### GIVEN INFORMATION
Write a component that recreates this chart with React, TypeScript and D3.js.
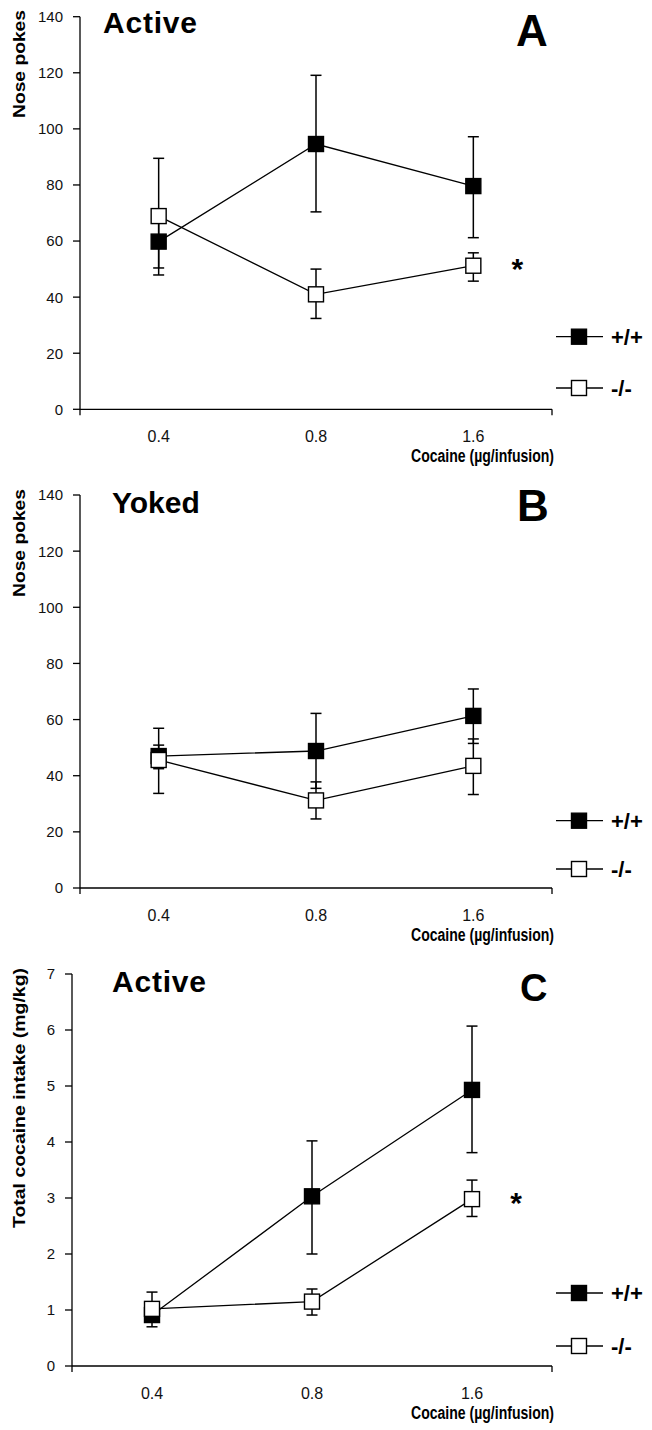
import React from 'react';
import * as d3 from 'd3';

// ---------- DATA ----------
const doses = ['0.4', '0.8', '1.6'];
const seriesNames = ['+/+', '-/-'];

// Panel A – Active nose pokes
const activeWT = [59.8, 94.6, 79.6];
const activeWTLo = [47.9, 70.4, 61.2];
const activeWTHi = [69.5, 119.1, 97.2];
const activeKO = [68.9, 41.0, 51.2];
const activeKOLo = [50.4, 32.4, 45.7];
const activeKOHi = [89.5, 50.0, 55.8];

// Panel B – Yoked nose pokes
const yokedWT = [47.0, 48.8, 61.3];
const yokedWTLo = [42.5, 35.5, 51.5];
const yokedWTHi = [50.9, 62.2, 70.9];
const yokedKO = [45.6, 31.2, 43.5];
const yokedKOLo = [33.7, 24.6, 33.3];
const yokedKOHi = [56.9, 37.8, 53.1];

// Panel C – Total cocaine intake (mg/kg)
const intakeWT = [0.91, 3.03, 4.93];
const intakeWTLo = [0.7, 2.0, 3.81];
const intakeWTHi = [1.1, 4.02, 6.07];
const intakeKO = [1.02, 1.15, 2.98];
const intakeKOLo = [0.8, 0.91, 2.67];
const intakeKOHi = [1.32, 1.375, 3.32];

const pokeTicks = [0, 20, 40, 60, 80, 100, 120, 140];
const intakeTicks = [0, 1, 2, 3, 4, 5, 6, 7];

const FONT = "'Liberation Sans', Arial, Helvetica, sans-serif";

type Series = { v: number[]; lo: number[]; hi: number[]; filled: boolean };

type PanelProps = {
  left: number;
  right: number;
  y0: number;
  yTop: number;
  ticks: number[];
  series: Series[];
  title: string;
  titleX: number;
  titleY: number;
  titleSpacing: number;
  letter: string;
  letterX: number;
  letterY: number;
  letterSize: number;
  yLabel: string;
  yLabelCY: number;
  yLabelLen: number;
  legendY: number[];
  star: boolean;
};

const MS = 15; // marker size

function Marker({ x, y, filled }: { x: number; y: number; filled: boolean }) {
  return (
    <rect
      x={x - MS / 2}
      y={y - MS / 2}
      width={MS}
      height={MS}
      fill={filled ? '#000' : '#fff'}
      stroke="#000"
      strokeWidth={1.4}
    />
  );
}

function Panel(p: PanelProps) {
  const x = d3.scaleBand<string>().domain(doses).range([p.left, p.right]).padding(0);
  const cx = (d: string) => (x(d) as number) + x.bandwidth() / 2;
  const y = d3
    .scaleLinear()
    .domain([0, p.ticks[p.ticks.length - 1]])
    .range([p.y0, p.yTop]);
  const line = d3
    .line<number>()
    .x((_, i) => cx(doses[i]))
    .y((v) => y(v));
  const cap = 5.5;

  return (
    <g>
      {/* y axis */}
      <line x1={p.left} x2={p.left} y1={p.yTop} y2={p.y0 + 6} stroke="#000" strokeWidth={1.3} />
      {p.ticks.map((t) => (
        <g key={t}>
          <line x1={p.left - 7} x2={p.left} y1={y(t)} y2={y(t)} stroke="#000" strokeWidth={1.3} />
          <text
            x={p.left - 17}
            y={y(t)}
            dy="0.36em"
            textAnchor="end"
            fontFamily={FONT}
            fontSize={15}
            fill="#111"
          >
            {t}
          </text>
        </g>
      ))}
      {/* x axis */}
      <line x1={p.left} x2={p.right} y1={p.y0} y2={p.y0} stroke="#000" strokeWidth={1.3} />
      <line x1={p.right} x2={p.right} y1={p.y0} y2={p.y0 + 6} stroke="#000" strokeWidth={1.3} />
      {doses.map((d) => (
        <text key={d} x={cx(d)} y={p.y0 + 33} textAnchor="middle" fontFamily={FONT} fontSize={16} fill="#111">
          {d}
        </text>
      ))}
      <text
        x={554}
        y={p.y0 + 53}
        textAnchor="end"
        fontFamily={FONT}
        fontSize={18}
        fontWeight="bold"
        textLength={143}
        lengthAdjust="spacingAndGlyphs"
        fill="#000"
      >
        Cocaine (µg/infusion)
      </text>
      {/* y label */}
      <text
        transform={`translate(25,${p.yLabelCY}) rotate(-90)`}
        textAnchor="middle"
        fontFamily={FONT}
        fontSize={16}
        fontWeight="bold"
        textLength={p.yLabelLen}
        lengthAdjust="spacingAndGlyphs"
        fill="#000"
      >
        {p.yLabel}
      </text>
      {/* title + letter */}
      <text
        x={p.titleX}
        y={p.titleY}
        fontFamily={FONT}
        fontSize={30}
        fontWeight="bold"
        letterSpacing={p.titleSpacing}
        fill="#000"
      >
        {p.title}
      </text>
      <text x={p.letterX} y={p.letterY} fontFamily={FONT} fontSize={p.letterSize} fontWeight="bold" fill="#000">
        {p.letter}
      </text>
      {/* series */}
      {p.series.map((s, si) => (
        <g key={si}>
          {doses.map((d, i) => (
            <g key={d}>
              <line x1={cx(d)} x2={cx(d)} y1={y(s.lo[i])} y2={y(s.hi[i])} stroke="#000" strokeWidth={1.5} />
              <line x1={cx(d) - cap} x2={cx(d) + cap} y1={y(s.lo[i])} y2={y(s.lo[i])} stroke="#000" strokeWidth={1.5} />
              <line x1={cx(d) - cap} x2={cx(d) + cap} y1={y(s.hi[i])} y2={y(s.hi[i])} stroke="#000" strokeWidth={1.5} />
            </g>
          ))}
          <path d={line(s.v) as string} fill="none" stroke="#000" strokeWidth={1.3} />
          {doses.map((d, i) => (
            <Marker key={d} x={cx(d)} y={y(s.v[i])} filled={s.filled} />
          ))}
        </g>
      ))}
      {/* significance star */}
      {p.star && (
        <text
          x={cx('1.6') + 44}
          y={y(p.series[1].v[2]) + 13.5}
          textAnchor="middle"
          fontFamily={FONT}
          fontSize={30}
          fontWeight="bold"
          fill="#000"
        >
          *
        </text>
      )}
      {/* legend */}
      {seriesNames.map((n, i) => (
        <g key={n}>
          <line x1={556} x2={603} y1={p.legendY[i]} y2={p.legendY[i]} stroke="#000" strokeWidth={1.3} />
          <Marker x={579} y={p.legendY[i]} filled={p.series[i].filled} />
          <text
            x={611}
            y={p.legendY[i]}
            dy="0.36em"
            fontFamily={FONT}
            fontSize={22}
            fontWeight="bold"
            fill="#000"
          >
            {n}
          </text>
        </g>
      ))}
    </g>
  );
}

export default function App() {
  return (
    <div style={{ position: 'absolute', left: 0, top: 0 }}>
      <svg width={652} height={1430} viewBox="0 0 652 1430" style={{ display: 'block', background: '#fff' }}>
        <Panel
          left={80}
          right={552}
          y0={409.3}
          yTop={16.7}
          ticks={pokeTicks}
          series={[
            { v: activeWT, lo: activeWTLo, hi: activeWTHi, filled: true },
            { v: activeKO, lo: activeKOLo, hi: activeKOHi, filled: false },
          ]}
          title="Active"
          titleX={103}
          titleY={33}
          titleSpacing={0.8}
          letter="A"
          letterX={516}
          letterY={46}
          letterSize={44}
          yLabel="Nose pokes"
          yLabelCY={64}
          yLabelLen={108}
          legendY={[336.7, 388]}
          star={true}
        />
        <Panel
          left={80}
          right={552}
          y0={888}
          yTop={495}
          ticks={pokeTicks}
          series={[
            { v: yokedWT, lo: yokedWTLo, hi: yokedWTHi, filled: true },
            { v: yokedKO, lo: yokedKOLo, hi: yokedKOHi, filled: false },
          ]}
          title="Yoked"
          titleX={112}
          titleY={513}
          titleSpacing={0}
          letter="B"
          letterX={517}
          letterY={521}
          letterSize={44}
          yLabel="Nose pokes"
          yLabelCY={543}
          yLabelLen={108}
          legendY={[820.7, 869]}
          star={false}
        />
        <Panel
          left={72}
          right={552}
          y0={1366}
          yTop={974}
          ticks={intakeTicks}
          series={[
            { v: intakeWT, lo: intakeWTLo, hi: intakeWTHi, filled: true },
            { v: intakeKO, lo: intakeKOLo, hi: intakeKOHi, filled: false },
          ]}
          title="Active"
          titleX={112}
          titleY={992}
          titleSpacing={0.8}
          letter="C"
          letterX={520}
          letterY={1001}
          letterSize={38}
          yLabel="Total cocaine intake (mg/kg)"
          yLabelCY={1098}
          yLabelLen={260}
          legendY={[1293, 1346]}
          star={true}
        />
      </svg>
    </div>
  );
}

### CHALLENGE
Extract the lines exactly, please: the first line of the listing, the line with "const seriesNames = ['+/+', '-/-'];", and every line between them, but no pictures.

### RESPONSE TO THE EXERCISE
Write a component that recreates this chart with React, TypeScript and D3.js.
import React from 'react';
import * as d3 from 'd3';

// ---------- DATA ----------
const doses = ['0.4', '0.8', '1.6'];
const seriesNames = ['+/+', '-/-'];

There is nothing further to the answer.